- [Requirement]: Leave out the pictures, and write out exactly the lines from the beginning of the material to the line holding "from matplotlib.ticker import", that line included, and nothing else.

- [Source material]:
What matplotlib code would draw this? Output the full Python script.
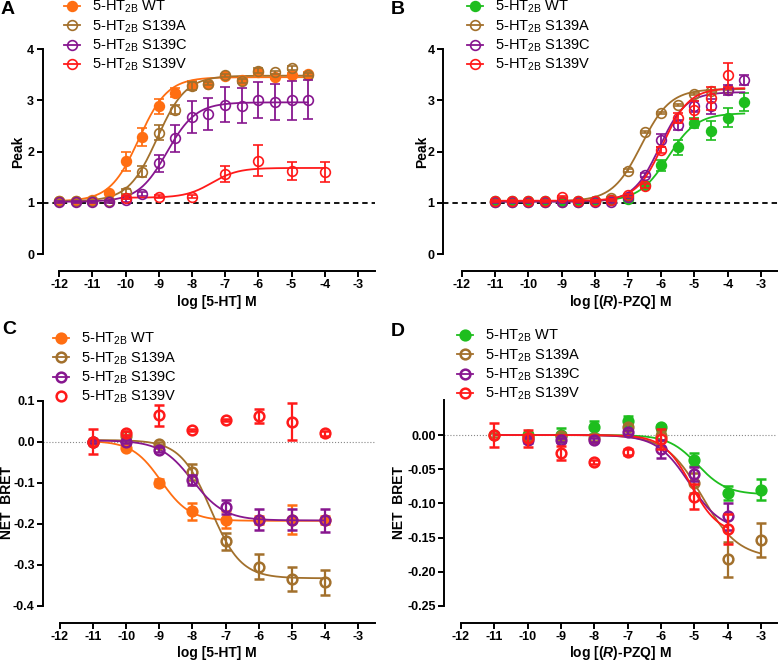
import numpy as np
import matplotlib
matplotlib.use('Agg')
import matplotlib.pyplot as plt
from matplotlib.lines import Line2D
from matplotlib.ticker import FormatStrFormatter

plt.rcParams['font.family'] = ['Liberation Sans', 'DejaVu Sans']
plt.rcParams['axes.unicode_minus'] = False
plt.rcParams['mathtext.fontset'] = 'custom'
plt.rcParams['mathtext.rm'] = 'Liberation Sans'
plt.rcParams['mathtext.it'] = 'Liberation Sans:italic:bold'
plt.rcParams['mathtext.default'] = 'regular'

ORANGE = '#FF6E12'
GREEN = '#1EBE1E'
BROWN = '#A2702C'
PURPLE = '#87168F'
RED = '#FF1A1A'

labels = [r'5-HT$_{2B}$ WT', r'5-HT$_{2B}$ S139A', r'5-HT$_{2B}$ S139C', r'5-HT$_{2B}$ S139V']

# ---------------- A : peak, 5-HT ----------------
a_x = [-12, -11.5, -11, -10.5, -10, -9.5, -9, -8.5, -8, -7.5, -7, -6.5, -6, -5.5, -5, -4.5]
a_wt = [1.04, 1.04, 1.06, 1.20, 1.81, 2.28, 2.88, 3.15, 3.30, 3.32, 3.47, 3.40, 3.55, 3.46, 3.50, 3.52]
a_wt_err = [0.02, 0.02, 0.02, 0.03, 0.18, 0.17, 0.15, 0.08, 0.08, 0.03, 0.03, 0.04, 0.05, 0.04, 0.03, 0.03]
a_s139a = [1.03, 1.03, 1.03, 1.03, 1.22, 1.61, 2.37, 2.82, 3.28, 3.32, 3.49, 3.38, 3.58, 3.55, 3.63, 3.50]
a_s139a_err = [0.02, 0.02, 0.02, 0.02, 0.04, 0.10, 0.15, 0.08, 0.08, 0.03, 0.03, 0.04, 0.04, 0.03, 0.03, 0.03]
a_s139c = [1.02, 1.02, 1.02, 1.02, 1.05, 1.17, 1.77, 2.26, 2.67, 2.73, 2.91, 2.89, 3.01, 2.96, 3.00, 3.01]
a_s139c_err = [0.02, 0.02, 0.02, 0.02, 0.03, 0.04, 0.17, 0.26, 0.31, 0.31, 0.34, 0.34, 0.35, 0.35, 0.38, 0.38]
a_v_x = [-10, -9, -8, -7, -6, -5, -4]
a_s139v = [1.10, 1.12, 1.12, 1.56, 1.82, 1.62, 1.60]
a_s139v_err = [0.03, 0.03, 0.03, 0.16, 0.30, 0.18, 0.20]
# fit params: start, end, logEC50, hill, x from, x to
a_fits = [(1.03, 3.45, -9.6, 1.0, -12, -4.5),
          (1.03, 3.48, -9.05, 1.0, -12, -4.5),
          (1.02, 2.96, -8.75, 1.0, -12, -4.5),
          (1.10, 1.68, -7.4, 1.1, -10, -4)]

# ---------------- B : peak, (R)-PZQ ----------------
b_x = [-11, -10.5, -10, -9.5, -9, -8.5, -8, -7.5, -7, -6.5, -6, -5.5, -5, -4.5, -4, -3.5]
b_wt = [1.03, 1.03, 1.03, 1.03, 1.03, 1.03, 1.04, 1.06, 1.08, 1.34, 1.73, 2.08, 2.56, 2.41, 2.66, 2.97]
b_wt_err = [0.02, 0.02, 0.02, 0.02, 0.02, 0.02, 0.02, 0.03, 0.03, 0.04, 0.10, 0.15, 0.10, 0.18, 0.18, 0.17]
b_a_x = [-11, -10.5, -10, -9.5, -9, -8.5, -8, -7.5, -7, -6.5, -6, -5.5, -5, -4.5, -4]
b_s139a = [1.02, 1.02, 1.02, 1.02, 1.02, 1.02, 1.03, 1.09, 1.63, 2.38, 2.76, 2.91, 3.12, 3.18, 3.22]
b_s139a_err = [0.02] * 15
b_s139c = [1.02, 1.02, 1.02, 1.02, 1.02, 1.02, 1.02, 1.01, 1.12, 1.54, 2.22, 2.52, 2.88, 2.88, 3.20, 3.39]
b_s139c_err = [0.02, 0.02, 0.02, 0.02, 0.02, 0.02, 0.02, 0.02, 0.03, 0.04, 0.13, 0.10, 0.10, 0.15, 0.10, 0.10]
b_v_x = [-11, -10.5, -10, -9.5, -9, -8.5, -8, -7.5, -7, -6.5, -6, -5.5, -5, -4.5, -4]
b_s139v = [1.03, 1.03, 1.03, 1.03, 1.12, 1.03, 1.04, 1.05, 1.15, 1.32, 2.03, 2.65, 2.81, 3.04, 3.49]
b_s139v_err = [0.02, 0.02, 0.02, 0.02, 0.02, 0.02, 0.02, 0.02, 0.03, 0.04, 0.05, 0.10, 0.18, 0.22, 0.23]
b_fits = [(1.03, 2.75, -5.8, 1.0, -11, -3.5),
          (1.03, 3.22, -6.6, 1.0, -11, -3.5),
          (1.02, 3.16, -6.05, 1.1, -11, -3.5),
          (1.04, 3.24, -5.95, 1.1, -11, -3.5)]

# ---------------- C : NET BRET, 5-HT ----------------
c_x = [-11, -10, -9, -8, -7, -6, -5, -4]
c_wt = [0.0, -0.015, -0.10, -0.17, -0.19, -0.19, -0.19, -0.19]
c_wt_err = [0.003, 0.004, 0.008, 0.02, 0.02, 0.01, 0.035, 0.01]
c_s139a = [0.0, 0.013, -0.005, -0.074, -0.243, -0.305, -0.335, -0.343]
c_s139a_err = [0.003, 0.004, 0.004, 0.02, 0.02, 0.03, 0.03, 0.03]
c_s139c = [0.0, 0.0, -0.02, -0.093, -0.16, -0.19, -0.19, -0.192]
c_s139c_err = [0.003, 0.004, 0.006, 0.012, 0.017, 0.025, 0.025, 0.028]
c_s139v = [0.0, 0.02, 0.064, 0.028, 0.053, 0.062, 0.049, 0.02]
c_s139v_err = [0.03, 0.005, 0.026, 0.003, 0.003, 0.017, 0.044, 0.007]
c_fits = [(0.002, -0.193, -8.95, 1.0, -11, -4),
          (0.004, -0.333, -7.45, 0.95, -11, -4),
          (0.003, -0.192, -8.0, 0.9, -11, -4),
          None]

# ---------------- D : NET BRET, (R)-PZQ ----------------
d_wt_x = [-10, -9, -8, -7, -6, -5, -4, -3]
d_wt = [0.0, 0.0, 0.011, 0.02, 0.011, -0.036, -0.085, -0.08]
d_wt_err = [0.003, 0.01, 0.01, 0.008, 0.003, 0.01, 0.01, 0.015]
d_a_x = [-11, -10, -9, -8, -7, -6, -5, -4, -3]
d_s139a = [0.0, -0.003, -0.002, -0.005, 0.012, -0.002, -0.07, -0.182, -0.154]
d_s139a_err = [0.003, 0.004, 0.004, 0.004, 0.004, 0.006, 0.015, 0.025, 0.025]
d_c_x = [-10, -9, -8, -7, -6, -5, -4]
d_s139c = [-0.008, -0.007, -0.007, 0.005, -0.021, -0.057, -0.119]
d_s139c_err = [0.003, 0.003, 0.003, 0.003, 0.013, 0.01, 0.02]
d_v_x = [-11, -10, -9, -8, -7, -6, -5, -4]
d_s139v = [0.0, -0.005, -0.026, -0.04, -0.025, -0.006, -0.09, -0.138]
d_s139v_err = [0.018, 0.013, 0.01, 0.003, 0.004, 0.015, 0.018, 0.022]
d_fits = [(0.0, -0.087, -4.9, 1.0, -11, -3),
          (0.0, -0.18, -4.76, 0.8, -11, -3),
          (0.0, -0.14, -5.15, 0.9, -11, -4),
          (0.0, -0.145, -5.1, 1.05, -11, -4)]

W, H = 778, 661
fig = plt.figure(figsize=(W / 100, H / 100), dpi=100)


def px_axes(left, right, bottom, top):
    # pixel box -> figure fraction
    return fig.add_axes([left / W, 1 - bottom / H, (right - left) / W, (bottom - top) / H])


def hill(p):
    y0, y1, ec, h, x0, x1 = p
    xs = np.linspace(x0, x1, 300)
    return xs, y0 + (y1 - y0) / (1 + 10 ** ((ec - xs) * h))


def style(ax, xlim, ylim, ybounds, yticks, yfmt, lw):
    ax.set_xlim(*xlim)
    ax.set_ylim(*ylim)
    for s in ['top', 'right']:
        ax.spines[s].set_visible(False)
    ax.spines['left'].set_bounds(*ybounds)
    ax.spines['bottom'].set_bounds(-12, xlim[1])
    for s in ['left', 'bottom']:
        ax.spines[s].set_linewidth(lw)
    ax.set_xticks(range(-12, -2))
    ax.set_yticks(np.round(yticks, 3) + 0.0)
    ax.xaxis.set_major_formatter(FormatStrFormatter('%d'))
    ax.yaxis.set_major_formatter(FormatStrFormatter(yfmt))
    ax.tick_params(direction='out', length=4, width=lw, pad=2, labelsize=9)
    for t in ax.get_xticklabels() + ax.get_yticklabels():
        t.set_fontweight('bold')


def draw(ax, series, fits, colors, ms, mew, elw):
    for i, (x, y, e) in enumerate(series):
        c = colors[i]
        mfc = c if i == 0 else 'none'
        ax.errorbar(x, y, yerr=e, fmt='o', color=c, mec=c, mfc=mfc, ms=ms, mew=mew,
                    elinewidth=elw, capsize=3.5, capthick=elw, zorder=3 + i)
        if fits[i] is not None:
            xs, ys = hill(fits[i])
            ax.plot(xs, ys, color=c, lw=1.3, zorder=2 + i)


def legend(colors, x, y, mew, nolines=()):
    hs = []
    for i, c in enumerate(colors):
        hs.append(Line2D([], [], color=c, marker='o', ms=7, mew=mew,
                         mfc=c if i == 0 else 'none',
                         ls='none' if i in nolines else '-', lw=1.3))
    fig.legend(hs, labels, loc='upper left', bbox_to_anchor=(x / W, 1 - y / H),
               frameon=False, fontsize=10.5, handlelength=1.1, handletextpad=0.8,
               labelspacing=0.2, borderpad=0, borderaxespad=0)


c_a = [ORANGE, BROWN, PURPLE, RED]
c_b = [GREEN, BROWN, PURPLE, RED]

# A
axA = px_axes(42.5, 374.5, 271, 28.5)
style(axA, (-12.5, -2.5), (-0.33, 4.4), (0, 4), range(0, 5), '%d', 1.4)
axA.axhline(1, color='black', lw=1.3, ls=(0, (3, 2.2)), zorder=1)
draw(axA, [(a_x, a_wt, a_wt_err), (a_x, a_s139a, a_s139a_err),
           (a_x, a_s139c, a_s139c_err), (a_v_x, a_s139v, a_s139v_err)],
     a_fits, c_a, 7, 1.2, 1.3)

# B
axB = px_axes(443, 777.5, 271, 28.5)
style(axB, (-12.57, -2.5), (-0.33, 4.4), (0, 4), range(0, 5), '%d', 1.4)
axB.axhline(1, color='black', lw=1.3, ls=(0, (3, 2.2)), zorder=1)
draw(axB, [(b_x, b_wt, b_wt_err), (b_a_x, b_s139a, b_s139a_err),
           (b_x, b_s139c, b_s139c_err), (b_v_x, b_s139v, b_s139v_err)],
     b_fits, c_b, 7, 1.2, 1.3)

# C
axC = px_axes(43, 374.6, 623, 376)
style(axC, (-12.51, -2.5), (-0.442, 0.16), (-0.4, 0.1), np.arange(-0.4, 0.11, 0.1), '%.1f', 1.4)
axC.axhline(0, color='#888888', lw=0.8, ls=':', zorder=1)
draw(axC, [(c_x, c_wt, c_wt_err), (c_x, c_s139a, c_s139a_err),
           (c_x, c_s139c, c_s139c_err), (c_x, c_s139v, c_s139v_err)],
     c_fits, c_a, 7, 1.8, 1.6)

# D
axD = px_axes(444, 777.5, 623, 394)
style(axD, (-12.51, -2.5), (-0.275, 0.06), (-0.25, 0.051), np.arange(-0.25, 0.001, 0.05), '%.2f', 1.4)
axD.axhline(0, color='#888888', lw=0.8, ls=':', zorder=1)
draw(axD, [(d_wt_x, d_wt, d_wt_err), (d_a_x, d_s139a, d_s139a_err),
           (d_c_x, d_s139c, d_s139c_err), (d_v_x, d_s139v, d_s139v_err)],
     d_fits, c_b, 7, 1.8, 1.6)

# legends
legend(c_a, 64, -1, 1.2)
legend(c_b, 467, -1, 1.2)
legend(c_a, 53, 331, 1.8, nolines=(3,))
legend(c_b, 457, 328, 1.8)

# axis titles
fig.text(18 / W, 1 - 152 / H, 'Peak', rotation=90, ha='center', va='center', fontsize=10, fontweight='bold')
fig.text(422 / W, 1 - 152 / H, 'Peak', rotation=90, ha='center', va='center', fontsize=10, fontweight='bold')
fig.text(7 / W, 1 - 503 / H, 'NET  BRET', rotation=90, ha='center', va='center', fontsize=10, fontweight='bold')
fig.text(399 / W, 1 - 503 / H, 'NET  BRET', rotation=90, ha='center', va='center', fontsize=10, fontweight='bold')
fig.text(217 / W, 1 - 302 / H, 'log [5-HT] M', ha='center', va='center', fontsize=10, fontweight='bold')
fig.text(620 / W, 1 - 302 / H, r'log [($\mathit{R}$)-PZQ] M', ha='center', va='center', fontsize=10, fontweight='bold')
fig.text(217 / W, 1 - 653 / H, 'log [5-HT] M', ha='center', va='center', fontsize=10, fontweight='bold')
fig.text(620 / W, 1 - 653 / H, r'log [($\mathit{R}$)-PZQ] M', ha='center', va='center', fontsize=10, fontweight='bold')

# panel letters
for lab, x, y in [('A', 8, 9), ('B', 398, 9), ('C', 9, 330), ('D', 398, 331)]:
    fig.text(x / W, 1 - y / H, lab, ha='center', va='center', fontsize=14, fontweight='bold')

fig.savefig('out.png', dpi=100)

- [Answer to this exercise]:
What matplotlib code would draw this? Output the full Python script.
import numpy as np
import matplotlib
matplotlib.use('Agg')
import matplotlib.pyplot as plt
from matplotlib.lines import Line2D
from matplotlib.ticker import FormatStrFormatter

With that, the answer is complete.